GAME PLAN: It’s pretty simple from a concept standpoint, but might be impossible from a reality standpoint. To beat the Seahawks in Seattle - where Russell Wilson is 12-0 in his career - the Vikings need huge days from Adrian Peterson and their suspect run defense. And even then, well, good luck upsetting the Seahawks at CenturyLink Stadium, which boasts the NFC’s second-best winning percentage (63-29, .685) behind only Lambeau Field (65-28, .699) since 2002. A year ago, Peterson ran for 182 yards and two touchdowns on 17 carries (10.7) and the Vikings still lost at Seattle by 10 points (30-20). Yes, Christian Ponder played much better in a win over Washington last Thursday. But that was at home and against a much weaker defense than he’ll face at Seattle. Ponder also is coming back from a dislocated left shoulder and, well, has never proven consistency in his career. So the Vikings need to control the clock with Peterson and stuff Marshawn Lynch to create favorable third-down situations. Otherwise, the score will get out of hand because Wilson will shred the Vikings pass defense if given favorable third-down situations.

MATCHUPS TO WATCH: Vikings MLB Erin Henderson vs. Seahawks RB Marshawn Lynch — Much like stopping Adrian Peterson, it will take 11 defenders to corral “Beast Mode” when he gets rolling downhill and side to side. Since Week 9 of the 2011 season, only Lynch has more yards rushing among NFL players than Peterson. The Vikings credit Henderson with team highs in solo tackles (80) and total tackles (120). But they’re also more than likely going to be in the market for a new man in the middle next year. Henderson doesn’t establish a tone or a force inside against the run. This is his first year playing in the middle in the base defense. He’s also prone to making mistakes in deep-middle responsibilities when the Vikings play Cover 2 in the nickel. Seattle, meanwhile, ranks No. 2 in rushing (153.4) while Lynch has 871 yards, a 4.6 average and seven TDs. If Lynch gets going, the Vikings will have absolutely no chance of breaking quarterback Russell Wilson’s rhythm, which has been outstanding since he entered the NFL a year ago.
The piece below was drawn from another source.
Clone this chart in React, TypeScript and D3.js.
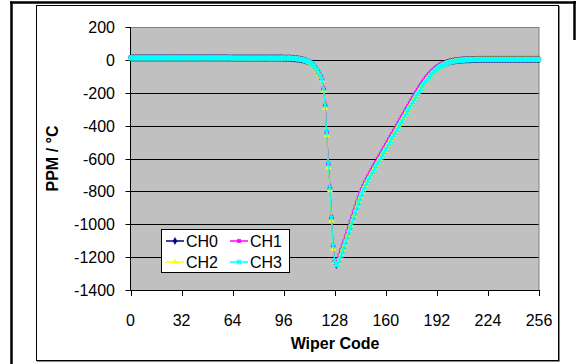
import React from "react";
import * as d3 from "d3";

const seriesNames = ["CH0", "CH1", "CH2", "CH3"];
const seriesColors = ["#000080", "#FF00FF", "#FFFF00", "#00FFFF"];
const xTicks = [0, 32, 64, 96, 128, 160, 192, 224, 256];
const yTicks = [200, 0, -200, -400, -600, -800, -1000, -1200, -1400];

const ch0 = [
  12,12,12,12,12,12,12,12,12,12,12,12,12,12,12,12,
  12,12,12,12,12,12,12,12,12,12,12,12,12,12,12,12,
  12,12,12,12,12,12,12,12,12,12,12,12,12,12,12,12,
  12,12,12,12,12,12,12,12,12,12,12,12,12,11,11,11,
  11,11,11,11,11,11,11,11,11,11,11,11,11,11,11,11,
  11,11,11,11,11,11,11,11,11,11,11,11,11,11,11,11,
  10,10,10,10,10,9,8,7,6,5,4,2,0,-3,-6,-10,
  -15,-21,-29,-38,-50,-64,-80,-98,-118,-179,-280,-446,-639,-781,-963,-1136,
  -1225,-1248,-1230,-1203,-1175,-1147,-1118,-1089,-1060,-1030,-1000,-970,-940,-910,-881,-853,
  -826,-801,-779,-758,-739,-720,-702,-684,-667,-650,-633,-616,-599,-582,-565,-548,
  -531,-514,-497,-480,-463,-446,-429,-412,-395,-378,-361,-344,-327,-310,-293,-276,
  -259,-242,-226,-210,-194,-178,-163,-148,-134,-120,-107,-95,-84,-74,-65,-57,
  -49,-42,-36,-31,-26,-22,-18,-15,-12,-10,-8,-6,-5,-4,-3,-2,
  -1,0,0,1,1,1,2,2,2,2,3,3,3,3,3,3,
  3,3,3,3,3,3,3,3,3,3,3,3,3,3,3,3,
  3,3,3,3,3,3,3,3,3,3,3,3,3,3,3,3,
  3,
];

const ch1 = [
  14,14,14,14,14,14,14,14,14,14,14,14,14,14,14,14,
  14,14,14,14,14,14,14,14,14,14,14,14,14,14,14,14,
  14,14,14,14,14,14,14,14,14,14,14,14,14,14,14,14,
  14,14,14,14,14,14,14,14,14,14,14,14,14,14,14,14,
  13,13,13,13,13,13,13,13,13,13,13,13,13,13,13,13,
  13,13,13,13,13,13,13,13,13,13,13,13,13,13,13,13,
  12,12,12,12,12,11,10,9,8,7,6,4,2,-1,-4,-8,
  -13,-19,-27,-36,-48,-62,-78,-96,-115,-172,-272,-438,-630,-773,-955,-1130,
  -1222,-1243,-1215,-1188,-1160,-1132,-1103,-1074,-1045,-1015,-985,-955,-925,-896,-867,-839,
  -812,-788,-766,-746,-727,-708,-690,-672,-655,-638,-621,-604,-587,-570,-553,-536,
  -519,-502,-485,-468,-451,-434,-417,-400,-383,-366,-349,-332,-315,-298,-281,-264,
  -247,-230,-214,-198,-182,-167,-152,-138,-124,-111,-99,-88,-78,-68,-60,-52,
  -44,-38,-32,-27,-23,-19,-15,-12,-10,-8,-6,-4,-3,-2,-1,0,
  1,1,2,2,2,3,3,3,3,4,4,4,4,4,4,4,
  4,4,4,4,4,4,4,4,4,4,4,4,4,4,4,4,
  4,4,4,4,4,4,4,4,4,4,4,4,4,4,4,4,
  4,
];

const ch2 = [
  10,10,10,10,10,10,10,10,10,10,10,10,10,10,10,10,
  10,10,10,10,10,10,10,10,10,10,10,10,10,10,10,10,
  10,10,10,10,10,10,10,10,10,10,10,10,10,10,10,10,
  10,10,10,10,10,10,10,10,10,10,10,10,10,10,10,10,
  9,9,9,9,9,9,9,9,9,9,9,9,9,9,9,9,
  9,9,9,9,9,9,9,9,9,9,9,9,9,9,9,9,
  9,9,9,9,9,8,7,6,5,4,3,1,-1,-4,-7,-11,
  -16,-23,-31,-40,-53,-67,-84,-102,-125,-188,-292,-460,-655,-795,-978,-1150,
  -1230,-1250,-1236,-1209,-1181,-1153,-1124,-1095,-1066,-1036,-1006,-976,-946,-916,-887,-859,
  -832,-807,-785,-764,-745,-726,-708,-690,-673,-656,-639,-622,-605,-588,-571,-554,
  -537,-520,-503,-486,-469,-452,-435,-418,-401,-384,-367,-350,-333,-316,-299,-282,
  -265,-248,-232,-216,-200,-184,-169,-154,-140,-126,-113,-101,-90,-80,-70,-62,
  -54,-46,-40,-34,-29,-25,-21,-17,-14,-12,-10,-8,-6,-5,-4,-3,
  -2,-1,-1,0,0,1,1,1,1,2,2,2,2,2,2,2,
  2,2,2,2,2,2,2,2,2,2,2,2,2,2,2,2,
  2,2,2,2,2,2,2,2,2,2,2,2,2,2,2,2,
  2,
];

const ch3 = [
  11,11,11,11,11,11,11,11,11,11,11,11,11,11,11,11,
  11,11,11,11,11,11,11,11,11,11,11,11,11,11,11,11,
  11,11,11,11,11,11,11,11,11,11,11,11,11,11,11,11,
  11,11,11,11,11,11,11,11,11,11,11,11,11,11,11,11,
  10,10,10,10,10,10,10,10,10,10,10,10,10,10,10,10,
  10,10,10,10,10,10,10,10,10,10,10,10,10,10,10,10,
  10,10,10,10,10,9,8,7,6,5,4,3,1,-2,-5,-9,
  -14,-20,-27,-36,-48,-62,-78,-96,-116,-176,-276,-440,-634,-777,-960,-1132,
  -1222,-1246,-1244,-1218,-1190,-1162,-1133,-1104,-1075,-1045,-1015,-985,-955,-925,-896,-867,
  -840,-814,-791,-770,-751,-732,-714,-696,-679,-662,-645,-628,-611,-594,-577,-560,
  -543,-526,-509,-492,-475,-458,-441,-424,-407,-390,-373,-356,-339,-322,-305,-288,
  -271,-254,-238,-222,-206,-190,-175,-160,-146,-132,-118,-105,-93,-83,-73,-64,
  -56,-48,-41,-36,-31,-26,-22,-18,-15,-13,-11,-9,-7,-6,-5,-4,
  -3,-2,-1,-1,0,0,1,1,1,1,2,2,2,2,2,2,
  2,2,2,2,2,2,2,2,2,2,2,2,2,2,2,2,
  2,2,2,2,2,2,2,2,2,2,2,2,2,2,2,2,
  2,
];

const allSeries = [ch0, ch1, ch2, ch3];

const FONT = "'Liberation Sans', Arial, sans-serif";

const W = 576;
const H = 364;
const plot = { left: 130.5, top: 27, right: 539, bottom: 290 };

function markerPath(i: number, size: number) {
  const types = [d3.symbolDiamond, d3.symbolSquare, d3.symbolTriangle, d3.symbolX];
  return d3.symbol().type(types[i]).size(size)() as string;
}

function Marker({ i, x, y }: { i: number; x: number; y: number }) {
  const color = seriesColors[i];
  if (i === 3) {
    return (
      <g transform={`translate(${x},${y})`}>
        <path d={markerPath(3, 14)} fill="none" stroke={color} strokeWidth={1.2} />
        <line x1={0} y1={-2.5} x2={0} y2={2.5} stroke={color} strokeWidth={1} />
      </g>
    );
  }
  const sizes = [14, 12, 12];
  return <path transform={`translate(${x},${y})`} d={markerPath(i, sizes[i])} fill={color} stroke={color} strokeWidth={0.5} />;
}

export default function App() {
  const x = d3.scaleLinear().domain([0, 256]).range([plot.left, plot.right]);
  const y = d3.scaleLinear().domain([-1400, 200]).range([plot.bottom, plot.top]);
  const line = d3
    .line<number>()
    .x((_, k) => x(k))
    .y((v) => y(v));

  const legendX = 161;
  const legendY = 229;
  const legendItems = [
    { i: 0, lx: 166, ly: 241 },
    { i: 1, lx: 230, ly: 241 },
    { i: 2, lx: 166, ly: 262 },
    { i: 3, lx: 230, ly: 262 },
  ];

  return (
    <svg
      width={W}
      height={H}
      viewBox={`0 0 ${W} ${H}`}
      style={{ position: "absolute", left: 0, top: 0, display: "block", background: "#fff" }}
      fontFamily={FONT}
    >
      {/* outer frame */}
      <line x1={11.5} y1={1.5} x2={11.5} y2={H} stroke="#000" strokeWidth={2.5} />
      <line x1={10} y1={2.5} x2={W} y2={2.5} stroke="#000" strokeWidth={2.5} />
      <line x1={574.5} y1={1} x2={574.5} y2={40} stroke="#000" strokeWidth={2.5} />
      {/* chart area frame */}
      <rect x={36.5} y={5.5} width={522} height={355} fill="#fff" stroke="#000" strokeWidth={1} />
      <line x1={559.5} y1={6} x2={559.5} y2={361.5} stroke="#888" strokeWidth={1} />
      <line x1={37} y1={361.5} x2={559.5} y2={361.5} stroke="#888" strokeWidth={1} />

      {/* plot area */}
      <rect x={plot.left} y={plot.top} width={plot.right - plot.left} height={plot.bottom - plot.top} fill="#C0C0C0" />
      {yTicks.slice(1, -1).map((t) => (
        <line key={t} x1={plot.left} x2={plot.right} y1={Math.round(y(t)) + 0.5} y2={Math.round(y(t)) + 0.5} stroke="#000" strokeWidth={1} />
      ))}
      <rect x={plot.left} y={plot.top + 0.5} width={plot.right - plot.left} height={plot.bottom - plot.top} fill="none" stroke="#808080" strokeWidth={1} />

      {/* y axis */}
      <line x1={plot.left} x2={plot.left} y1={plot.top} y2={plot.bottom} stroke="#000" strokeWidth={1} />
      {yTicks.map((t) => (
        <g key={t}>
          <line x1={plot.left - 5} x2={plot.left} y1={Math.round(y(t)) + 0.5} y2={Math.round(y(t)) + 0.5} stroke="#000" />
          <text x={115} y={y(t) + 6} textAnchor="end" fontSize={16} fill="#000">
            {t}
          </text>
        </g>
      ))}
      {/* x axis */}
      <line x1={plot.left} x2={plot.right} y1={plot.bottom + 0.5} y2={plot.bottom + 0.5} stroke="#000" />
      {xTicks.map((t) => (
        <g key={t}>
          <line x1={Math.round(x(t)) + 0.5} x2={Math.round(x(t)) + 0.5} y1={plot.bottom} y2={plot.bottom + 6} stroke="#000" />
          <text x={x(t)} y={326} textAnchor="middle" fontSize={16} fill="#000">
            {t}
          </text>
        </g>
      ))}
      <text x={335} y={349} textAnchor="middle" fontSize={16} fontWeight="bold" fill="#000">
        Wiper Code
      </text>
      <text transform={`translate(58,158.5) rotate(-90)`} textAnchor="middle" fontSize={16} fontWeight="bold" fill="#000">
        PPM / °C
      </text>

      {/* series */}
      {allSeries.map((s, i) => (
        <g key={seriesNames[i]}>
          <path d={line(s) as string} fill="none" stroke={seriesColors[i]} strokeWidth={1} />
          {s.map((v, k) => (
            <Marker key={k} i={i} x={x(k)} y={y(v)} />
          ))}
        </g>
      ))}

      {/* legend */}
      <rect x={legendX + 0.5} y={legendY + 0.5} width={128} height={43} fill="#fff" stroke="#000" strokeWidth={1} />
      {legendItems.map(({ i, lx, ly }) => (
        <g key={i}>
          <line x1={lx} x2={lx + 18} y1={ly} y2={ly} stroke={seriesColors[i]} strokeWidth={1.5} />
          <Marker i={i} x={lx + 9} y={ly} />
          <text x={lx + 20} y={ly + 6} fontSize={16} fill="#000">
            {seriesNames[i]}
          </text>
        </g>
      ))}
    </svg>
  );
}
n Vikings CB Josh Robinson vs. Seahawks WR Percy Harvin — Robinson, who has struggled tremendously in his first year of trying to replace Antoine Winfield, could get his toughest test of the season when he moves into the slot to cover Harvin in the nickel defense. The assumption is Harvin will make his Seahawks debut against his former team. He hasn’t played since Week 9 at Seattle a year ago. An ankle injury wiped out what was going to be his best season. Then, after forcing his way out of Minnesota because of contractual reasons and personality conflicts, he missed Seattle’s first 10 games this season. In the last 17 games, his teams are 14-3 without him (Vikings 5-2 last year, Seattle 9-1 this year), but Harvin will bring a burst of electricity, versatility and fresh legs to an already diverse offense. He and Winfield used to have great battles in training camp. Winfield taught Harvin a lot about playing in the slot. Unfortunately for the Vikings, Robinson, a second-year player who was selected in the third round a year ago, remains a greenhorn inside. His hands will be more than full trying to contain the quick, powerful and shifty Harvin.